* Aim of the exercise *
Collect each line holding the string "code".

* Information provided *
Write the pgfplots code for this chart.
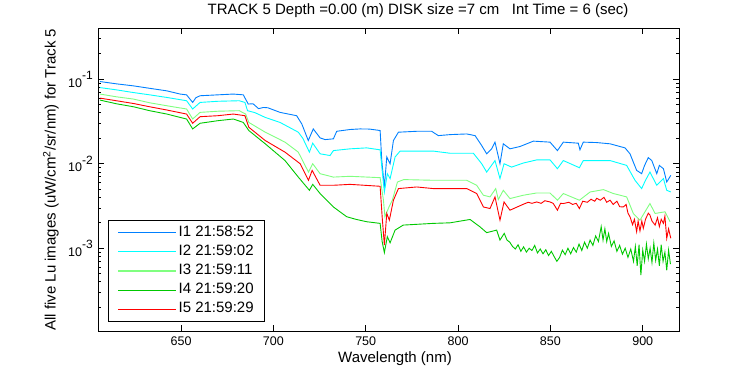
\documentclass[border=0pt]{standalone}
\usepackage{fontspec}
\setmainfont{Liberation Sans}
\usepackage{pgfplots}
\pgfplotsset{compat=1.18}
\definecolor{c1}{RGB}{0,128,255}
\definecolor{c2}{RGB}{0,255,255}
\definecolor{c3}{RGB}{128,255,128}
\definecolor{c4}{RGB}{0,200,0}
\definecolor{c5}{RGB}{255,0,0}
\newcommand{\tfont}{\fontsize{15}{18}\selectfont}
\newcommand{\kfont}{\fontsize{12.5}{15}\selectfont}
\begin{document}
\begin{tikzpicture}[x=1pt,y=1pt]
\path[use as bounding box] (0,0) rectangle (750,375);
\begin{axis}[
  at={(98.3pt,44pt)}, anchor=south west,
  scale only axis, width=581pt, height=302.7pt,
  xmin=605.2, xmax=919.8,
  ymode=log, ymin=1.05e-4, ymax=0.4,
  xtick={650,700,750,800,850,900},
  ytick={1e-3,1e-2,1e-1},
  yticklabels={10\raisebox{0.6em}{\fontsize{12}{12}\selectfont -3},10\raisebox{0.6em}{\fontsize{12}{12}\selectfont -2},10\raisebox{0.6em}{\fontsize{12}{12}\selectfont -1}},
  minor ytick={2e-4,3e-4,4e-4,5e-4,6e-4,7e-4,8e-4,9e-4,2e-3,3e-3,4e-3,5e-3,6e-3,7e-3,8e-3,9e-3,2e-2,3e-2,4e-2,5e-2,6e-2,7e-2,8e-2,9e-2,2e-1,3e-1},
  tick align=inside,
  major tick length=6pt, minor tick length=3pt,
  every tick/.style={black, line width=0.8pt},
  axis line style={black, line width=0.8pt},
  /pgf/number format/assume math mode=true,
  /pgf/number format/1000 sep={},
  tick label style={font=\kfont},
  xticklabel style={yshift=-2pt},
  yticklabel style={xshift=-2pt},
  legend style={at={(0.0172,0.0307)}, anchor=south west, draw=black, line width=0.8pt, fill=white,
    font=\tfont, inner xsep=9pt, inner ysep=3pt, row sep=1.2pt,
    nodes={inner sep=2pt, text height=10.5pt, text depth=3.5pt}},
  legend cell align=left,
  legend image code/.code={\draw[#1, line width=1.2pt] (0pt,0pt) -- (57.7pt,0pt);},
  every axis plot/.append style={line width=0.9pt},
]
% I1
\addplot[color=c1] coordinates {
(606.1,0.0938)(615,0.0881)(624.2,0.0834)(633,0.078)(642.3,0.0728)(649.5,0.0667)(653,0.0653)(656.3,0.0531)(658,0.0603)(660.3,0.0637)(670,0.0653)(678.3,0.0667)(683.7,0.0653)(686.4,0.0508)(689,0.0512)(692,0.0448)(694.6,0.0463)(697,0.0459)(703.6,0.0405)(712.6,0.037)(715.4,0.0295)(718.9,0.0188)(721.6,0.0258)(725.3,0.0202)(728,0.0193)(732.5,0.0197)(734.3,0.0242)(741.5,0.0254)(746.9,0.0258)(752,0.0257)(757.8,0.0247)(758.7,0.0109)(760.1,0.00531)(761.4,0.012)(763.2,0.01)(765,0.0188)(767.7,0.0236)(777.6,0.0242)(785.7,0.0242)(789.3,0.0215)(795.7,0.0221)(804.7,0.0225)(809.2,0.0215)(812.8,0.0164)(815.5,0.0131)(818.2,0.015)(820,0.018)(822.7,0.01)(824.5,0.0172)(828.1,0.015)(833.6,0.016)(840.8,0.0185)(849.8,0.018)(853.8,0.0143)(857,0.018)(865.1,0.0175)(866,0.0146)(867.8,0.018)(875,0.0178)(882.3,0.0172)(890.4,0.0154)(893.1,0.0131)(896.7,0.00834)(899.4,0.00762)(901,0.00955)(903,0.0118)(904.9,0.0109)(907.6,0.00762)(909,0.00955)(911.2,0.00873)(913,0.00608)(915.2,0.00728)
};
\addlegendentry{I1 21:58:52}
% I2
\addplot[color=c2] coordinates {
(606.1,0.0796)(615,0.0748)(624.2,0.0695)(633,0.0653)(642.3,0.0608)(653,0.0556)(656.3,0.0444)(660.3,0.0531)(670,0.0548)(681.5,0.0556)(684.6,0.0531)(686,0.0424)(690,0.0402)(695.6,0.0353)(703.6,0.0308)(713.5,0.0236)(716,0.0199)(719.5,0.0137)(721.3,0.0175)(725.3,0.0131)(730.7,0.0125)(732.5,0.0143)(741.5,0.015)(750.5,0.0154)(757.8,0.0146)(758.9,0.00834)(760.1,0.00463)(761.7,0.00762)(763.2,0.00667)(765.9,0.012)(768.6,0.0141)(786.6,0.0141)(795.7,0.0133)(808.3,0.0133)(812.8,0.01)(815.5,0.00796)(820,0.0109)(822.7,0.00667)(824.9,0.01)(829,0.00912)(835.4,0.0102)(842.6,0.0111)(849.8,0.0111)(853.8,0.00873)(857,0.0109)(865.7,0.00897)(867.8,0.0109)(882.3,0.0109)(891.3,0.00955)(895.8,0.00637)(899.4,0.00508)(901.5,0.00637)(903.9,0.00796)(907.6,0.00556)(911.2,0.00667)(913,0.00485)(915.2,0.00463)
};
\addlegendentry{I2 21:59:02}
% I3
\addplot[color=c3] coordinates {
(606.1,0.0667)(615,0.0619)(624.2,0.0582)(633,0.0526)(642.3,0.0485)(653,0.0444)(656.3,0.0338)(660.3,0.0405)(670,0.0418)(681.5,0.0424)(685,0.0387)(686.7,0.0308)(695.6,0.0236)(706.3,0.018)(713.5,0.0137)(719,0.00796)(721.3,0.01)(725.3,0.00762)(732.5,0.00695)(741.5,0.0071)(757.8,0.00684)(759.6,0.0037)(760.4,0.00236)(762.6,0.00308)(764.4,0.0037)(767.2,0.00608)(770.6,0.00649)(786.6,0.00637)(804.7,0.00637)(810.1,0.00556)(813.7,0.00424)(817.3,0.00405)(820.4,0.00508)(821.8,0.00377)(824.5,0.00485)(828.1,0.00387)(835.4,0.00424)(842.6,0.00451)(849.8,0.00451)(853.8,0.0037)(857,0.00444)(865.7,0.0037)(871.5,0.00463)(878.7,0.00494)(884.1,0.00444)(891.3,0.00405)(894.9,0.00258)(898.5,0.00215)(903.9,0.00338)(906.7,0.00258)(912.1,0.0027)(914.8,0.00206)
};
\addlegendentry{I3 21:59:11}
% I4
\addplot[color=c4] coordinates {
(606.1,0.0566)(615,0.0512)(624.2,0.0472)(633,0.0424)(642.3,0.0387)(653,0.0338)(656.3,0.0258)(660.3,0.0301)(670,0.0323)(678.3,0.0338)(683.7,0.0308)(686.7,0.0247)(695.6,0.0172)(706.3,0.0109)(713.5,0.00695)(719.5,0.00485)(721.3,0.0057)(725.3,0.00444)(732.5,0.00308)(739.7,0.00236)(745,0.00219)(750.5,0.00206)(757.8,0.00197)(758.9,0.0012)(760.1,0.000889)(761.7,0.00137)(763.2,0.00116)(765.9,0.00164)(770.3,0.00188)(786.6,0.00197)(795.7,0.002)(806.5,0.00219)(811.9,0.00179)(815.5,0.00153)(820.9,0.00164)(822.7,0.00125)(825,0.0015)(826.5,0.00125)(828,0.00118)(829.5,0.00105)(831,0.00098)(832.5,0.0011)(834,0.00092)(835.5,0.00104)(837,0.0009)(838.5,0.001)(840,0.00094)(841.5,0.00108)(843,0.00088)(844.5,0.00098)(846,0.00086)(847.5,0.00096)(849,0.00082)(850.5,0.00092)(852,0.0008)(853.5,0.0007)(855,0.00078)(856.5,0.00095)(858,0.00084)(859.5,0.001)(861,0.00086)(862.5,0.00102)(864,0.0009)(865.5,0.00112)(867,0.00094)(868.5,0.00118)(870,0.001)(871.5,0.00125)(873,0.00108)(874.5,0.0014)(876,0.0012)(877.5,0.0018)(878.5,0.00125)(879.5,0.0017)(880.5,0.0012)(881.5,0.0015)(883,0.00105)(884.5,0.00122)(886,0.00092)(887.5,0.00108)(889,0.00085)(890.5,0.001)(892,0.00078)(893.5,0.00098)(895,0.0007)(896,0.00105)(897,0.00062)(898,0.0011)(899,0.00048)(900,0.00095)(901,0.0007)(902,0.00112)(903,0.00075)(904,0.001)(905,0.00068)(906,0.00115)(907,0.00072)(908,0.00098)(909,0.00062)(910,0.0011)(911,0.0007)(912,0.0009)(913,0.00055)(914,0.00095)(915,0.00065)
};
\addlegendentry{I4 21:59:20}
% I5
\addplot[color=c5] coordinates {
(606.1,0.0597)(615,0.0556)(624.2,0.0516)(633,0.0472)(642.3,0.0432)(653,0.0387)(656.3,0.0301)(660.3,0.036)(670,0.037)(678.3,0.0387)(684.6,0.037)(686.7,0.027)(695.6,0.0188)(706.3,0.0137)(714.5,0.01)(719,0.00637)(721,0.00834)(725.3,0.00556)(732.5,0.00556)(741.5,0.0057)(757.8,0.00541)(758.9,0.00236)(760.1,0.00109)(761.4,0.00258)(762.8,0.00215)(765,0.0037)(767.7,0.00508)(777.6,0.00531)(786.6,0.00508)(804.7,0.00508)(810.1,0.00444)(813.7,0.00308)(817.3,0.00295)(820,0.00405)(822.7,0.00215)(824.9,0.00353)(828.1,0.00282)(835.4,0.00332)(838,0.0035)(840,0.0034)(842.6,0.00353)(845,0.0034)(847,0.00365)(849.8,0.00353)(851.5,0.0034)(853.8,0.00282)(855.5,0.0034)(857,0.00338)(860,0.0035)(862,0.0033)(864,0.0034)(865.7,0.00295)(867.5,0.0036)(870,0.0035)(872,0.0038)(874,0.0036)(875.1,0.0039)(877,0.0037)(879,0.004)(880.5,0.0035)(882.3,0.0037)(884,0.0033)(886,0.0036)(887.5,0.0031)(889.5,0.00308)(891,0.0033)(892,0.0026)(893.1,0.00236)(894.5,0.0019)(895.5,0.0022)(896.7,0.00157)(897.5,0.0021)(898.5,0.0016)(899.5,0.0021)(900.3,0.00172)(901.5,0.0022)(903,0.0026)(903.9,0.00247)(905,0.0021)(906.7,0.00188)(908,0.0023)(909,0.0018)(910,0.0022)(911.2,0.00197)(912,0.0024)(913,0.00131)(914,0.0017)(915.2,0.00131)
};
\addlegendentry{I5 21:59:29}
\end{axis}
\node[font=\tfont] at (418,364) {TRACK 5 Depth =0.00 (m) DISK size =7 cm \ \ Int Time = 6 (sec)};
\node[font=\tfont] at (395,16) {Wavelength (nm)};
\node[font=\tfont, rotate=90] at (51,195.3) {All five Lu images (uW/cm\textsuperscript{2}/sr/nm) for Track 5};
\end{tikzpicture}
\end{document}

* Response *
Write the pgfplots code for this chart.
  legend image code/.code={\draw[#1, line width=1.2pt] (0pt,0pt) -- (57.7pt,0pt);},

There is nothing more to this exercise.